Examples of Real-World Implementation
Here are some simple examples to illustrate the practical use of M-codes:
Example 1: Simple Program with Spindle Start and Stop
G00 G90 G54 X0 Y0 ; Rapid to starting position
M03 S1000 ; Start spindle, 1000 RPM
G01 Z-10 F200 ; Feed down to -10 at feedrate 200
G01 X100 ; Move X axis
M05 ; Stop spindle
M30 ; End of program
In this example, M03 starts the spindle, S1000 sets the spindle speed. After machining operations, M05 stops the spindle and M30 ends the program.

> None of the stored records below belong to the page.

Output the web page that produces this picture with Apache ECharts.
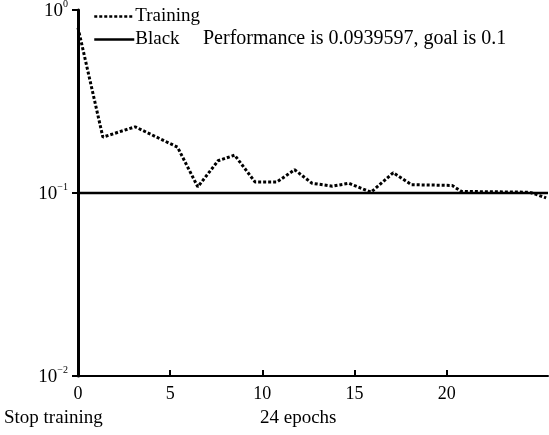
<!DOCTYPE html>
<html>
<head>
<meta charset="utf-8">
<script src="https://cdn.jsdelivr.net/npm/echarts@6/dist/echarts.min.js"></script>
<style>
  html, body { margin: 0; padding: 0; background: #fff; }
  #main { width: 549px; height: 435px; }
</style>
</head>
<body>
<div id="main"></div>
<script>
// epoch positions and performance
var epochs = [0, 1.35, 3.1, 5.4, 6.5, 7.6, 8.5, 9.6, 10.8, 11.75, 12.7, 13.8, 14.7, 15.9, 17.1, 18.1, 20.3, 20.8, 24.5, 25.4];
var perf = [0.8, 0.202, 0.23, 0.178, 0.108, 0.15, 0.161, 0.115, 0.115, 0.134, 0.113, 0.109, 0.113, 0.101, 0.129, 0.111, 0.11, 0.102, 0.101, 0.094];
// goal line
var goalX = [0, 25.5];
var goalY = [0.1, 0.1];
var xTicks = [0, 5, 10, 15, 20];

var FONT = 'Liberation Serif';

function pairs(xs, ys) {
    let out = [];
    for (let i = 0; i < xs.length; i++) {
        out.push([xs[i], ys[i]]);
    }
    return out;
}

var chart = echarts.init(document.getElementById('main'));
var option = {
    animation: false,
    backgroundColor: '#fff',
    textStyle: { fontFamily: FONT, color: '#000' },
    grid: { left: 78, right: 1, top: 10, bottom: 59, outerBoundsMode: 'none' },
    legend: {
        data: ['Training', 'Black'],
        orient: 'vertical',
        left: 88,
        top: 2,
        itemWidth: 40,
        itemHeight: 12,
        itemGap: 4,
        itemStyle: { opacity: 0 },
        lineStyle: { width: 2.5 },
        textStyle: { fontFamily: FONT, fontSize: 19, color: '#000', padding: [0, 0, 0, -4] }
    },
    title: {
        text: 'Performance is 0.0939597, goal is 0.1',
        left: 203,
        top: 29,
        padding: 0,
        textStyle: { fontFamily: FONT, fontSize: 20, fontWeight: 'normal', color: '#000' }
    },
    xAxis: {
        type: 'value',
        min: 0,
        max: 25.5,
        interval: 5,
        splitLine: { show: false },
        axisLine: { lineStyle: { color: '#000', width: 2 } },
        axisTick: { inside: true, length: 6, customValues: xTicks, lineStyle: { color: '#000', width: 2 } },
        axisLabel: { customValues: xTicks, margin: 9, fontFamily: FONT, fontSize: 18, color: '#000' }
    },
    yAxis: {
        type: 'log',
        logBase: 10,
        min: 0.01,
        max: 1,
        splitLine: { show: false },
        axisLine: { lineStyle: { color: '#000', width: 3 } },
        axisTick: { length: 6, lineStyle: { color: '#000', width: 2 } },
        axisLabel: {
            margin: 10,
            formatter: function (v) {
                let p = Math.round(Math.log10(v));
                return '{b|10}{s|' + (p < 0 ? '\u2212' + (-p) : p) + '}';
            },
            rich: {
                b: { fontFamily: FONT, fontSize: 19, color: '#000', lineHeight: 22, verticalAlign: 'bottom' },
                s: { fontFamily: FONT, fontSize: 10, color: '#000', lineHeight: 22, verticalAlign: 'top' }
            }
        }
    },
    graphic: [
        { type: 'text', left: 4, top: 409, style: { text: 'Stop training', font: '19px "Liberation Serif"', fill: '#000' } },
        { type: 'text', left: 260, top: 409, style: { text: '24 epochs', font: '19px "Liberation Serif"', fill: '#000' } }
    ],
    series: [
        {
            name: 'Training',
            type: 'line',
            symbol: 'none',
            data: pairs(epochs, perf),
            lineStyle: { color: '#000', width: 3, type: [3, 2] },
            itemStyle: { color: '#000' },
            z: 3
        },
        {
            name: 'Black',
            type: 'line',
            symbol: 'none',
            data: pairs(goalX, goalY),
            lineStyle: { color: '#000', width: 2.5, type: 'solid' },
            itemStyle: { color: '#000' },
            z: 2
        }
    ]
};
chart.setOption(option);
</script>
</body>
</html>
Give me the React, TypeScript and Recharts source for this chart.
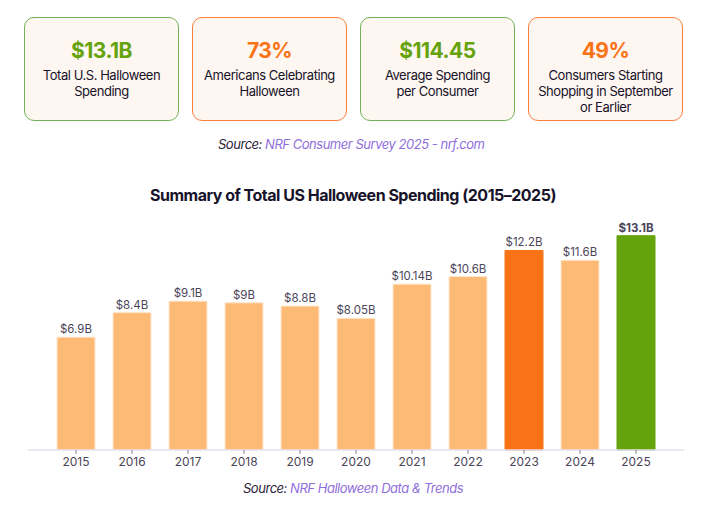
import { BarChart, Bar, XAxis, YAxis, Cell, LabelList } from 'recharts';

const years = ['2015', '2016', '2017', '2018', '2019', '2020', '2021', '2022', '2023', '2024', '2025'];
const spending = [6.9, 8.4, 9.1, 9, 8.8, 8.05, 10.14, 10.6, 12.2, 11.6, 13.1];
const spendingLabels = ['$6.9B', '$8.4B', '$9.1B', '$9B', '$8.8B', '$8.05B', '$10.14B', '$10.6B', '$12.2B', '$11.6B', '$13.1B'];

const cardValues = ['$13.1B', '73%', '$114.45', '49%'];
const cardTexts = [
  ['Total U.S. Halloween', 'Spending'],
  ['Americans Celebrating', 'Halloween'],
  ['Average Spending', 'per Consumer'],
  ['Consumers Starting', 'Shopping in September', 'or Earlier'],
];

const GREEN = '#65a30d';
const ORANGE = '#f97316';
const LIGHT = '#fdba74';
const FONT = 'Inter, sans-serif';

const chartData = years.map((year, i) => ({ year, spending: spending[i], label: spendingLabels[i] }));

function barColor(year: string) {
  if (year === '2025') return GREEN;
  if (year === '2023') return ORANGE;
  return LIGHT;
}

const BarLabel = ({ x, y, width, index }: any) => (
  <text
    x={x + width / 2}
    y={y - 4}
    textAnchor="middle"
    fontFamily={FONT}
    fontSize={11.5}
    fontWeight={years[index] === '2025' ? 700 : 400}
    fill="#4b4558"
  >
    {spendingLabels[index]}
  </text>
);

function Source({ top, left, label }: { top: number; left: number; label: string }) {
  return (
    <div style={{ position: 'absolute', top, left, right: 0, fontSize: 13, letterSpacing: -0.47, lineHeight: '18px', fontStyle: 'italic', color: '#2a2438', whiteSpace: 'nowrap' }}>
      Source: <span style={{ color: '#8f6fdc' }}>{label}</span>
    </div>
  );
}

export default function App() {
  return (
    <div style={{ position: 'absolute', top: 0, left: 0, width: 702, height: 515, background: '#fff', fontFamily: FONT, overflow: 'hidden' }}>
      {cardValues.map((value, i) => {
        const color = i % 2 === 0 ? GREEN : ORANGE;
        return (
          <div
            key={value}
            style={{
              position: 'absolute',
              left: 24 + i * 168,
              top: 17,
              width: 155,
              height: 104,
              boxSizing: 'border-box',
              border: `1px solid ${i % 2 === 0 ? '#71b356' : '#fb7f3c'}`,
              borderRadius: 10,
              background: '#fef6f0',
              textAlign: 'center',
              paddingTop: 20,
            }}
          >
            <div style={{ fontSize: 21, letterSpacing: -0.5, lineHeight: '26px', fontWeight: 700, color }}>{value}</div>
            <div style={{ marginTop: 3, fontSize: 13, letterSpacing: -0.45, lineHeight: '16px', color: '#17132a' }}>
              {cardTexts[i].map((line) => (
                <div key={line}>{line}</div>
              ))}
            </div>
          </div>
        );
      })}

      <Source top={135} left={218} label="NRF Consumer Survey 2025 - nrf.com" />

      <div style={{ position: 'absolute', top: 185, left: 0, width: 706, textAlign: 'center', fontSize: 16, letterSpacing: -0.5, lineHeight: '20px', fontWeight: 700, color: '#17132a' }}>
        Summary of Total US Halloween Spending (2015–2025)
      </div>

      <div style={{ position: 'absolute', top: 0, left: 0 }}>
        <BarChart width={702} height={515} data={chartData} margin={{ top: 221, right: 18, bottom: 35, left: 28 }}>
          <XAxis
            dataKey="year"
            height={30}
            padding={{ left: 20, right: 20 }}
            interval={0}
            axisLine={{ stroke: '#e4e0ee', strokeWidth: 1.5 }}
            tickLine={{ stroke: '#8a8599' }}
            tickSize={4}
            dy={1}
            tick={{ fontFamily: FONT, fontSize: 12, fill: '#4b4558' }}
          />
          <YAxis hide domain={[0, 14]} />
          <Bar dataKey="spending" barSize={38} isAnimationActive={false}>
            {chartData.map((d) => (
              <Cell key={d.year} fill={barColor(d.year)} stroke={barColor(d.year) === LIGHT ? '#fde6d0' : barColor(d.year)} strokeWidth={1} />
            ))}
            <LabelList dataKey="label" content={BarLabel} />
          </Bar>
        </BarChart>
      </div>

      <Source top={479} left={243} label="NRF Halloween Data & Trends" />
    </div>
  );
}
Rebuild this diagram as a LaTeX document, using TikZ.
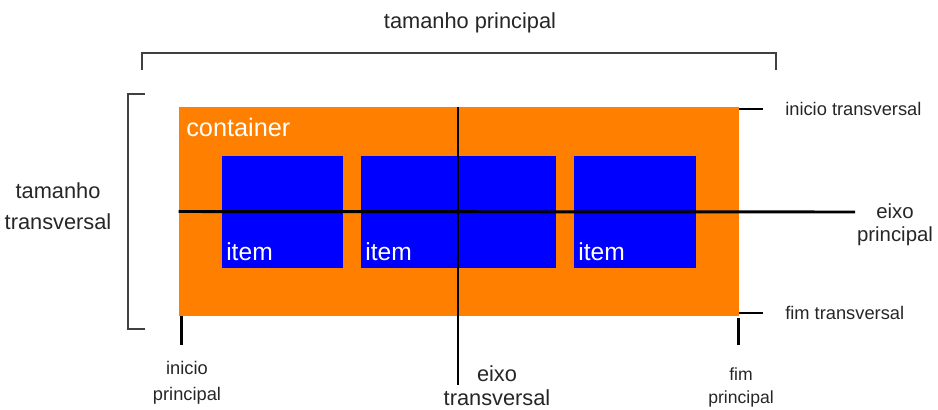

Example 2: Tool Change and Coolant Control
G00 G90 G54 X0 Y0 ; Rapid to starting position
T01 M06 ; Tool change to tool 1
M03 S1500 ; Start spindle, 1500 RPM
M08 ; Coolant on
G01 Z-5 F100 ; Feed down to -5 at feedrate 100
(… Milling operation…)
M09 ; Coolant off
M05 ; Stop spindle
M30 ; End of program
Here, T01 M06 initiates a tool change, M08 turns on coolant, and then M09 turns the coolant off at the end of the operation.
These simple examples illustrate how M-codes function within a larger CNC program.
Conclusion: The Path to CNC Mastery
A solid grasp of M-codes is a vital step towards mastering CNC programming. This M codes CNC list gives you a foundation to begin understanding these fundamental commands and their functions. Armed with this knowledge, you can write more efficient, versatile, and powerful CNC programs. The CNC world is always evolving, and the continuous learning process of new techniques, new programming, and new technology can make a significant difference. Keep learning, practicing, and experimenting with different codes, configurations, and technologies.
Resources for Continued Learning
Here are some resources to deepen your knowledge:
- Machine Manuals: The definitive resource for your CNC machine’s M-codes.
- Online CNC Forums and Communities: Connect with other CNC programmers, discuss problems, and share insights.
- CNC Programming Tutorials and Courses: Explore websites and online courses to learn about specific CNC programming techniques.
By delving into the intricacies of M-codes and complementing your knowledge with ongoing resources, you’ll be well-prepared to thrive in the dynamic world of CNC machining. Keep exploring, keep learning, and build your expertise.